Dalkhithi Saav Chhutan
- Author: Ashok Chavda
- Cover artist: Sanjay Vaidya
- Language: Gujarati
- Subject: Committed poetry
- Genre: Ghazal, Geet, free verse
- Publisher: Rannade Prakashan, Ahmedabad
- Publication date: 6 December 2012
- Publication place: India
- Media type: Print (hardback & paperback)
- Pages: 82
- ISBN: 978-93-82456-08-7
- Dewey Decimal: 891.471

= Dalkhi Thi Saav Chhutan =

Gujarati poetry book

Dalkhithi Saav Chhutan (Gujarati: ડાળખીથી સાવ છૂટાં) (English: Severed From Its Branch) is a collection of committed poetry in Gujarati written by Ashok Chavda 'Bedil'. The book won the Yuva Puraskar (2013) instituted by Sahitya Akademi, New Delhi. The book consists of deep and intense emotions of the poet expressed in different forms of poetry such as ghazal, Geet, and free verse.
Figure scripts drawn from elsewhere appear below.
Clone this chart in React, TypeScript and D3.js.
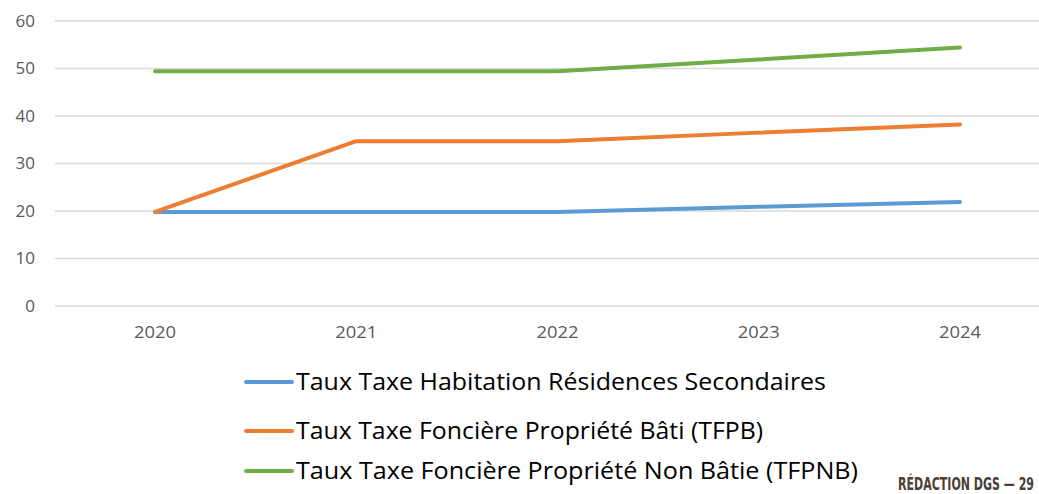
import React from "react";
import * as d3 from "d3";

const years = ["2020", "2021", "2022", "2023", "2024"];
const yTicks = [0, 10, 20, 30, 40, 50, 60];
const seriesNames = [
  "Taux Taxe Habitation Résidences Secondaires",
  "Taux Taxe Foncière Propriété Bâti (TFPB)",
  "Taux Taxe Foncière Propriété Non Bâtie (TFPNB)",
];
const habitation = [19.8, 19.8, 19.8, 20.9, 21.9];
const tfpb = [19.8, 34.7, 34.7, 36.5, 38.2];
const tfpnb = [49.4, 49.4, 49.4, 51.9, 54.4];
const colors = ["#5B9BD5", "#ED7D31", "#70AD47"];
const legendWidths = [530, 467, 562];
const footer = "RÉDACTION DGS — 29";

export default function App() {
  const W = 1039, H = 494;
  const x = d3.scalePoint<string>().domain(years).range([155, 960]);
  const y = d3.scaleLinear().domain([0, 60]).range([306, 21]);
  const line = d3
    .line<number>()
    .x((_, i) => x(years[i]) as number)
    .y((d) => y(d));
  const all = [habitation, tfpb, tfpnb];
  const legendY = [382, 431, 471];
  return (
    <svg
      width={W}
      height={H}
      style={{ position: "absolute", left: 0, top: 0, background: "#fff" }}
      fontFamily="'Open Sans', 'Noto Sans', sans-serif"
    >
      <rect width={W} height={H} fill="#fff" />
      {yTicks.map((t) => (
        <g key={t}>
          <line x1={55} x2={W} y1={y(t)} y2={y(t)} stroke="#d9d9d9" strokeWidth={1.3} />
          <text x={35} y={y(t)} dy="0.35em" textAnchor="end" fontSize={17} fill="#595959">
            {t}
          </text>
        </g>
      ))}
      {years.map((yr) => (
        <text
          key={yr}
          x={x(yr)}
          y={332}
          dy="0.35em"
          textAnchor="middle"
          fontSize={17}
          fill="#595959"
          textLength={42}
          lengthAdjust="spacingAndGlyphs"
        >
          {yr}
        </text>
      ))}
      {all.map((s, i) => (
        <path
          key={i}
          d={line(s) || ""}
          fill="none"
          stroke={colors[i]}
          strokeWidth={4}
          strokeLinecap="round"
          strokeLinejoin="round"
        />
      ))}
      {seriesNames.map((n, i) => (
        <g key={n}>
          <line x1={246} x2={292} y1={legendY[i]} y2={legendY[i]} stroke={colors[i]} strokeWidth={4} strokeLinecap="round" />
          <text
            x={296}
            y={legendY[i]}
            dy="0.35em"
            fontSize={24}
            fill="#000"
            textLength={legendWidths[i]}
            lengthAdjust="spacingAndGlyphs"
          >
            {n}
          </text>
        </g>
      ))}
      <text
        x={898}
        y={490}
        fontSize={17}
        fontWeight={600}
        fill="#4a4036"
        textLength={136}
        lengthAdjust="spacingAndGlyphs"
        fontFamily="'DejaVu Sans Condensed', 'Liberation Sans Narrow', 'Roboto', sans-serif"
      >
        {footer}
      </text>
    </svg>
  );
}
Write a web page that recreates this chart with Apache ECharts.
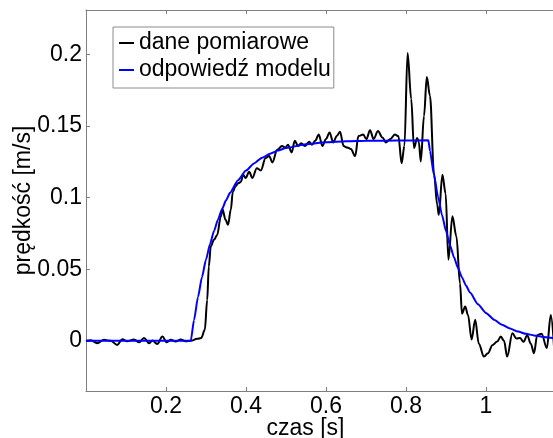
<!DOCTYPE html>
<html>
<head>
<meta charset="utf-8">
<script src="https://cdn.jsdelivr.net/npm/echarts@6/dist/echarts.min.js"></script>
<style>
html,body{margin:0;padding:0;background:#fff;}
#chart{width:553px;height:438px;}
</style>
</head>
<body>
<div id="chart"></div>
<script>
// measured data (dane pomiarowe)
var measT = [0.0,0.012,0.028,0.045,0.062,0.078,0.091,0.103,0.12,0.133,0.145,0.158,0.166,0.178,0.191,0.202,0.212,0.224,0.237,0.249,0.262,0.278,0.288,0.297,0.303,0.307,0.312,0.320,0.328,0.337,0.341,0.349,0.355,0.362,0.367,0.374,0.380,0.387,0.393,0.399,0.408,0.416,0.427,0.437,0.449,0.458,0.466,0.478,0.490,0.499,0.505,0.514,0.522,0.530,0.538,0.547,0.558,0.565,0.573,0.582,0.591,0.600,0.609,0.618,0.627,0.635,0.644,0.653,0.662,0.673,0.681,0.693,0.701,0.710,0.719,0.730,0.741,0.750,0.761,0.772,0.781,0.789,0.796,0.804,0.813,0.820,0.828,0.832,0.837,0.845,0.852,0.860,0.870,0.878,0.882,0.891,0.899,0.906,0.916,0.926,0.935,0.940,0.948,0.955,0.964,0.973,0.982,0.995,1.005,1.016,1.028,1.037,1.045,1.053,1.066,1.076,1.085,1.094,1.103,1.112,1.120,1.128,1.139,1.152,1.162,1.170];
var measV = [0.0,0.0005,-0.0016,0.0007,0.0,-0.0028,0.0012,-0.0003,0.001,-0.001,0.002,-0.0016,0.0003,-0.0022,0.003,-0.001,0.0007,-0.0005,0.001,-0.0003,0.0,0.0014,0.002,0.0077,0.0286,0.052,0.066,0.0706,0.074,0.0868,0.092,0.0845,0.081,0.0915,0.104,0.108,0.110,0.111,0.116,0.1137,0.118,0.1137,0.1206,0.119,0.1276,0.129,0.1246,0.1334,0.136,0.135,0.137,0.1315,0.1397,0.136,0.138,0.136,0.139,0.137,0.1397,0.144,0.136,0.141,0.1455,0.1385,0.143,0.146,0.136,0.135,0.134,0.129,0.143,0.144,0.1408,0.147,0.141,0.1465,0.142,0.1385,0.141,0.144,0.143,0.124,0.136,0.201,0.169,0.1346,0.1416,0.139,0.1253,0.157,0.1842,0.171,0.117,0.095,0.088,0.116,0.103,0.0566,0.087,0.073,0.040,0.019,0.024,0.018,0.001,0.0147,-0.002,-0.011,-0.0086,-0.003,-0.0005,0.003,0.0,-0.011,0.0054,0.0016,0.002,-0.0007,0.004,-0.002,-0.0086,0.004,0.005,-0.005,0.018,-0.004];

// model response (odpowiedź modelu)
var modelT = [0.0,0.1,0.2,0.262,0.27,0.28,0.29,0.30,0.31,0.32,0.33,0.34,0.35,0.36,0.38,0.40,0.42,0.44,0.46,0.48,0.50,0.55,0.60,0.65,0.70,0.75,0.80,0.856,0.86,0.87,0.88,0.89,0.90,0.91,0.92,0.93,0.94,0.95,0.96,0.98,1.00,1.02,1.04,1.06,1.08,1.10,1.12,1.14,1.16,1.17];
var modelV = [0.0,0.0,0.0,0.0,0.0145,0.0306,0.0446,0.0568,0.0675,0.0767,0.0848,0.0919,0.0981,0.1034,0.1122,0.1189,0.1239,0.1278,0.1307,0.1329,0.1346,0.1373,0.1386,0.1393,0.1397,0.1398,0.1399,0.1400,0.1325,0.1156,0.1008,0.0879,0.0766,0.0668,0.0583,0.0508,0.0443,0.0386,0.0337,0.0256,0.0195,0.0148,0.0113,0.0086,0.0065,0.0049,0.0038,0.0029,0.0022,0.0019];

var seriesNames = ['dane pomiarowe', 'odpowiedź modelu'];
var xTicks = [0.2, 0.4, 0.6, 0.8, 1];
var yTicks = [0, 0.05, 0.1, 0.15, 0.2];
var xName = 'czas [s]';
var yName = 'prędkość [m/s]';

function pairs(t, v) { return t.map(function (x, i) { return [x, v[i]]; }); }

var FONT = 'Liberation Sans, Arial, sans-serif';
var FS = 23;
var axisGrey = '#7f7f7f';

var chart = echarts.init(document.getElementById('chart'), null, {renderer: 'canvas'});
chart.setOption({
  animation: false,
  backgroundColor: '#ffffff',
  grid: {left: 86, top: 10, width: 469, height: 381, containLabel: false, outerBoundsMode: 'none'},
  legend: {
    orient: 'vertical',
    left: 113, top: 27,
    padding: [4, 3, 6, 6],
    backgroundColor: '#ffffff',
    borderColor: '#8c8c8c',
    borderWidth: 1,
    itemWidth: 15, itemHeight: 2, itemGap: 3,
    icon: 'rect',
    textStyle: {fontFamily: FONT, fontSize: FS, color: '#000', lineHeight: 24},
    data: seriesNames
  },
  xAxis: [{
    type: 'value', min: 0, max: 1.1725, position: 'bottom',
    name: xName, nameLocation: 'middle', nameGap: 26, nameMoveOverlap: false,
    nameTextStyle: {fontFamily: FONT, fontSize: FS, color: '#000', padding: [0, 30, 0, 0]},
    axisLine: {show: true, onZero: false, lineStyle: {color: axisGrey, width: 1}},
    axisTick: {show: true, inside: true, length: 4, customValues: xTicks, lineStyle: {color: axisGrey}},
    axisLabel: {show: true, customValues: xTicks, margin: 4, fontFamily: FONT, fontSize: FS, color: '#000'},
    splitLine: {show: false}
  }, {
    type: 'value', min: 0, max: 1.1725, position: 'top',
    axisLine: {show: true, onZero: false, lineStyle: {color: axisGrey, width: 1}},
    axisTick: {show: true, inside: true, length: 4, customValues: xTicks, lineStyle: {color: axisGrey}},
    axisLabel: {show: false},
    splitLine: {show: false}
  }],
  yAxis: {
    type: 'value', min: -0.035, max: 0.231,
    name: yName, nameLocation: 'middle', nameGap: 51, nameRotate: 90, nameMoveOverlap: false,
    nameTextStyle: {fontFamily: FONT, fontSize: FS, color: '#000'},
    axisLine: {show: true, onZero: false, lineStyle: {color: axisGrey, width: 1}},
    axisTick: {show: true, inside: true, length: 4, customValues: yTicks, lineStyle: {color: axisGrey}},
    axisLabel: {show: true, customValues: yTicks, margin: 4, fontFamily: FONT, fontSize: FS, color: '#000'},
    splitLine: {show: false}
  },
  series: [{
    name: seriesNames[0], type: 'line', xAxisIndex: 0,
    data: pairs(measT, measV),
    showSymbol: false, symbol: 'none',
    smooth: 0.35, smoothMonotone: 'x',
    lineStyle: {color: '#000000', width: 2},
    itemStyle: {color: '#000000'}
  }, {
    name: seriesNames[1], type: 'line', xAxisIndex: 0,
    data: pairs(modelT, modelV),
    showSymbol: false, symbol: 'none',
    smooth: 0.2, smoothMonotone: 'x',
    lineStyle: {color: '#0000ff', width: 2},
    itemStyle: {color: '#0000ff'}
  }]
});
</script>
</body>
</html>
The poems in this book deal with social issues in India, such as castism and untouchability.

== Content ==
The book consists of 24 ghazals, 3 muktaks, 15 geets, and 10 free verses. Most of the ghazals of this book have been composed in Arabic meters 'Khafif', 'Ramal' and 'Hazaj'. All the poems in this book are centered around the deep-rooted caste system of the country and the shattered dreams of Dalit - the historical and social tragedy that has been passed on from generation to generation.

== Reception ==
The book garnered critical acclaim from several Gujarati language authors and critics, including Raghuvir Chaudhari, Chandrakant Topiwala, Rajesh Pandya and Neerav Patel. A ghazal from this book that reflects the true emotions of the Dalit community, entitled Bahaar Rakhyo Chhe, is considered by some critics to be the best in its class, and has also appeared in Kavitachayan (2009), selected poems of the year, published by Gujarati Sahitya Parishad. Chandrakant Topiwala noted in Samipe (May 2014 issue), the satire in a shear-like Hari nu ghar aam hoy chhe kevu?, Kem puchhi shakaay harijan thi? which reaches a height of poetry of chabakha.

== Awards ==
The book won the Yuva Puraskar Award in 2013 instituted by Sahitya Akademi, New Delhi and the Dasi Jivan Award in 2014 by Government of Gujarat.